World War Z: An Oral History of the Zombie War

World War Z: An Oral History of the Zombie War by Max Brooks

Although I thoroughly enjoyed many many aspects of this book, including its relentless social commentary about our current world and the author’s ability to present a global scene of one disaster that affects everyone on earth, and many of the scenes are haunting and affective. There are a few things that I thought are less successful:

Once in a while, you kind of “hear” some interviewees’ own voices but most of the time, you are just reading the reports from one person and that person is not very good at faithfully capturing the voices he encountered. Instead, most of the segments have the same sentence structures and choices of words or ways to present ideas so there are not the kind of oral history authenticity that one expects and thus lacks refreshing varieties. After 1/3 of the book, you feel like you’re being “droned on.”

The “plot” lacks an emotional arc — it follows a chronology of the war and at the very end some of the characters reappear to give their final says about WWZ but those words of wisdom pack little or no emotional punches. And the book just ends.
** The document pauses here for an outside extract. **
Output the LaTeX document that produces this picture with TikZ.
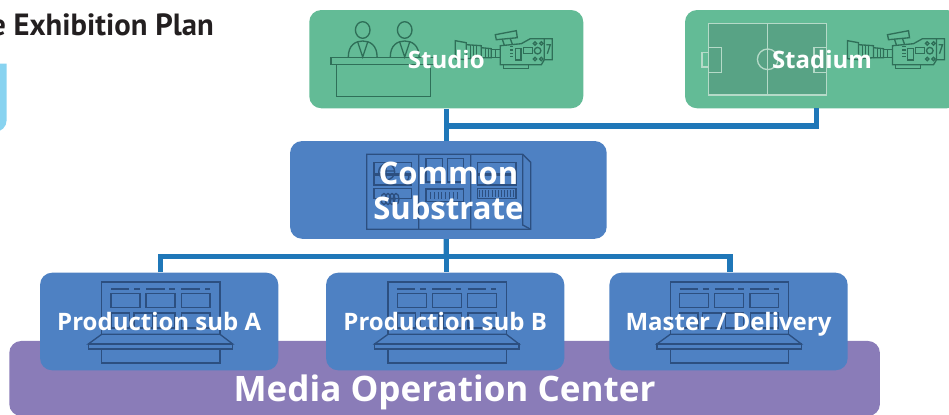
\documentclass[tikz,border=0pt]{standalone}
\usepackage{fontspec}
\setsansfont{Open Sans}
\newfontfamily\titlefont{PT Sans}
\definecolor{studiogreen}{HTML}{63BB96}
\definecolor{fieldgreen}{HTML}{58A385}
\definecolor{fieldline}{HTML}{B5DAC8}
\definecolor{greenline}{HTML}{2F6F58}
\definecolor{boxblue}{HTML}{4E81C3}
\definecolor{blueline}{HTML}{2C4F80}
\definecolor{mocpurple}{HTML}{8A7CB8}
\definecolor{linkblue}{HTML}{1F77B8}
\definecolor{skyblue}{HTML}{88D3F0}
\definecolor{titleblack}{HTML}{231F20}

\tikzstyle{block} = [rectangle, rounded corners=9pt, inner sep=0pt, draw=none]
\tikzstyle{greenblock} = [block, minimum width=205.5pt, minimum height=73.7pt, fill=studiogreen]
\tikzstyle{subblock} = [block, minimum width=178.7pt, minimum height=73.2pt, fill=boxblue]
\tikzstyle{topblock} = [block, minimum width=237.5pt, minimum height=73.3pt, fill=boxblue]
\tikzstyle{mocblock} = [block, minimum width=653pt, minimum height=56.3pt, fill=mocpurple]
\tikzstyle{link} = [draw=linkblue, line width=4pt]
\tikzstyle{boxtext} = [anchor=base, inner sep=0pt, text=white, font=\sffamily\bfseries\fontsize{18}{21}\selectfont]
\tikzstyle{icon} = [line width=1pt]

\tikzset{
  camera/.pic={
    \draw[icon] (0,0) -- (11,2) -- (11,19) -- (0,18) -- cycle;
    \draw[icon] (11,4) -- (26,5) -- (26,17) -- (11,18);
    \draw[icon] (26,7) -- (36,8) -- (36,17) -- (26,17);
    \draw[icon] (36,9) -- (45,9) -- (45,17) -- (36,17);
    \draw[icon] (15,4.5) -- (15,18) (18,4.5) -- (18,18) (21,5) -- (21,17) (30,7) -- (30,17) (33,8) -- (33,17) (40,9) -- (40,17);
    \draw[icon] (45,5) -- (66,3) -- (75,-2) -- (97,-2) -- (97,19) -- (89,19) -- (86,24) -- (45,24) -- cycle;
    \draw[icon] (48,24) -- (48,28) -- (73,28) -- (73,24);
    \draw[icon] (40,-6) -- (61,-10) -- (62,-3) -- (41,-1) -- cycle;
    \draw[icon] (47,-1.5) -- (49,4.5) (55,-2) -- (57,3.5);
    \draw[icon] (54.7,6) -- (58,6) (54.7,9.3) -- (58,9.3) (54.7,12.7) -- (58,12.7) (54.7,16) -- (58,16);
    \draw[icon] (60.3,7.7) rectangle (65.7,19.3);
    \draw[icon] (68,7) rectangle (77.3,12.7);
    \draw[icon] (82.3,10) circle (3.3);
    \draw[icon] (79.7,2.7) circle (1.7) (86,2.7) circle (1.7) (79.7,18.3) circle (1.7) (86,18.3) circle (1.7);
    \draw[icon] (89,-2) -- (89,19) (91,4) -- (95,4) -- (92,13);
  },
  anchorman/.pic={
    \draw[icon] (0,0) ellipse (7.3 and 8.3);
    \draw[icon] (-14.4,27) .. controls (-14.4,15) and (-7,11) .. (0,11) .. controls (7,11) and (14.4,15) .. (14.4,27);
    \draw[icon] (-5,12) -- (0,27) -- (5,12);
  },
  console/.pic={
    \draw[icon] (0,52) -- (0,0) -- (118.3,0) -- (118.3,52);
    \draw[icon] (9.3,7) -- (27.3,7) (32.3,7) -- (38.3,7) (44.3,7) -- (63.3,7) (67.7,7) -- (73.3,7) (79.6,7) -- (98.3,7) (103.3,7) -- (108.3,7);
    \draw[icon] (9.3,11.3) rectangle (38.3,25.7) (44.3,11.3) rectangle (73.3,25.7) (79.6,11.3) rectangle (108.3,25.7);
    \draw[icon] (9.3,31) rectangle (27.6,46) (32.3,31) rectangle (51,46) (55,31) rectangle (73.3,46) (80,31) rectangle (108.3,46);
    \draw[icon] (0,52.3) -- (118.3,52.3) -- (131,62) -- (-13.4,62) -- cycle;
    \draw[icon] (-13.4,62) rectangle (131,67);
    \draw[icon] (0,67) rectangle (118.3,81);
  }
}

\begin{document}
\begin{tikzpicture}[x=.75pt, y=-.75pt]
\useasboundingbox (0,0) rectangle (949,414);

%Title and left over panel
\node (plantitle) [anchor=base east, inner sep=0pt, text=titleblack, font=\titlefont\bfseries\fontsize{23}{26}\selectfont] at (214,35) {e Exhibition Plan};
\fill [skyblue,rounded corners=9pt] (-30,120) -- (-30,132) -- (6.7,132) -- (6.7,100) [sharp corners] -- (6.7,63.5) -- (-30,63.5) -- cycle;

%Custom blocks
\node (moc) [mocblock] at (444.6,378.5) {};
\node (suba) [subblock] at (159.2,321.5) {};
\node (subb) [subblock,right of=suba,node distance=214.5pt] {};
\node (submaster) [subblock,right of=subb,node distance=214.5pt,xshift=-2pt] {};
\node (common) [topblock,above of=subb,node distance=98.7pt,xshift=2.4pt] {};
\node (studio) [greenblock,above of=common,node distance=98.06pt,xshift=-1.6pt] {};
\node (stadium) [greenblock,right of=studio,node distance=281.8pt] {};

%Arrows
\coordinate (topbus) at (446.3,126);
\coordinate (lowbus) at (446.3,256.7);
\coordinate (stadiumdrop) at (816.3,108);
\draw [link] (studio.south) -- (studio.south |- common.north);
\draw [link] (stadiumdrop) |- (topbus);
\draw [link] (studio.south |- common.south) -- (lowbus);
\draw [link] ([xshift=1.1pt]suba.north) |- (lowbus);
\draw [link] (lowbus) -| ([xshift=1pt]submaster.north);
\draw [link] (lowbus) -- (subb.north -| lowbus);

%Studio icons
\pic[color=greenline] at (362.7,30) {anchorman};
\pic[color=greenline] at (404.7,30) {anchorman};
\draw [icon,greenline] (331,57.5) rectangle (436,64.5);
\draw [icon,greenline] (336.7,64.5) rectangle (430.7,96.5);
\pic[color=greenline] at (455.3,40.7) {camera};

%Stadium icons
\draw [icon,draw=fieldline,fill=fieldgreen] (708.7,23.3) rectangle (826.7,95);
\draw [icon,fieldline] (767.7,23.3) -- (767.7,95);
\draw [icon,fieldline] (767.7,59.3) circle (10.3);
\draw [icon,fieldline] (708.7,47.3) rectangle (721.3,72.3);
\draw [icon,fieldline] (702,52.3) rectangle (708.7,67);
\draw [icon,fieldline] (814,47.3) rectangle (826.7,72.3);
\pic[color=greenline] at (847.5,40.7) {camera};

%Common substrate icon
\draw [icon,blueline] (366.7,154.3) -- (522.7,154.3) -- (530.7,162.3) -- (530.7,229.3) -- (366.7,229.3) -- cycle;
\draw [icon,blueline] (418.7,154.3) -- (418.7,229.3) (470.7,154.3) -- (470.7,229.3) (522.7,154.3) -- (522.7,225) -- (530.7,229.3);
\draw [icon,blueline] (374,162.3) rectangle (411.7,174) (374,175.7) rectangle (411.7,185) (374,188.7) rectangle (411.7,198.3);
\draw [icon,blueline] (386.7,171.7) circle (8) (405,177) circle (4) (380,171) -- (395,171) (386,163) -- (386,180);
\draw [icon,blueline] (384,199) ellipse (3 and 5.5) (388,199) ellipse (3 and 5.5) (392,199) ellipse (3 and 5.5) (396,199) ellipse (3 and 5.5);
\draw [icon,blueline] (426,158.3) rectangle (442.3,182) (447.3,158.3) rectangle (463.7,182);
\draw [icon,blueline] (426,189) rectangle (463.7,201.7) (477.7,162.3) rectangle (516,173.3) (477.7,175) rectangle (516,185) (477.7,188.7) rectangle (516,198.3);
\draw [blueline,line width=5pt,dash pattern=on .75pt off 2.1pt] (430,195.3) -- (460,195.3);
\draw [blueline,line width=5.5pt,dash pattern=on .75pt off 1.6pt] (479,193.5) -- (515,193.5);

%Console icons
\pic[color=blueline] at (101.7,282) {console};
\pic[color=blueline] at (388,282) {console};
\pic[color=blueline] at (670.3,282) {console};

%Labels
\node (studiotext) [boxtext,yshift=-7pt] at (studio) {Studio};
\node (stadiumtext) [boxtext,yshift=-7pt] at (stadium) {Stadium};
\node (commontext) [anchor=center, inner sep=0pt, align=center, text=white, yshift=-.8pt, font=\sffamily\bfseries\fontsize{23.3}{26}\selectfont] at (common) {Common\\Substrate};
\node (subatext) [boxtext,yshift=-7pt] at (suba) {Production sub A};
\node (subbtext) [boxtext,yshift=-7pt] at (subb) {Production sub B};
\node (submastertext) [boxtext,yshift=-7pt] at (submaster) {Master / Delivery};
\node (moctext) [boxtext,yshift=-17.4pt,font=\sffamily\bfseries\fontsize{26.3}{29}\selectfont] at (moc) {Media Operation Center};
\end{tikzpicture}
\end{document}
When I finally finished the last page (after reading it quite slowly for something that’s supposed to be gripping,) my reaction was a plain, “Good, now I can get on to another, more exciting book.” The irony is that in the Introduction, the reporter/narrator specifically claims that he compiled these stories for their emotional values and that this book is not his but those who he interviewed, and how he has “tried to maintain as invisible a presence as possible,” while the whole time you cannot quite get to the emotional core or authentic voices of the interviewed.

I do understand that it is extremely high calling to tell a story via so many voices and Brooks achieved quite a bit in this audacious, imaginative, and oftentimes enlightening, book.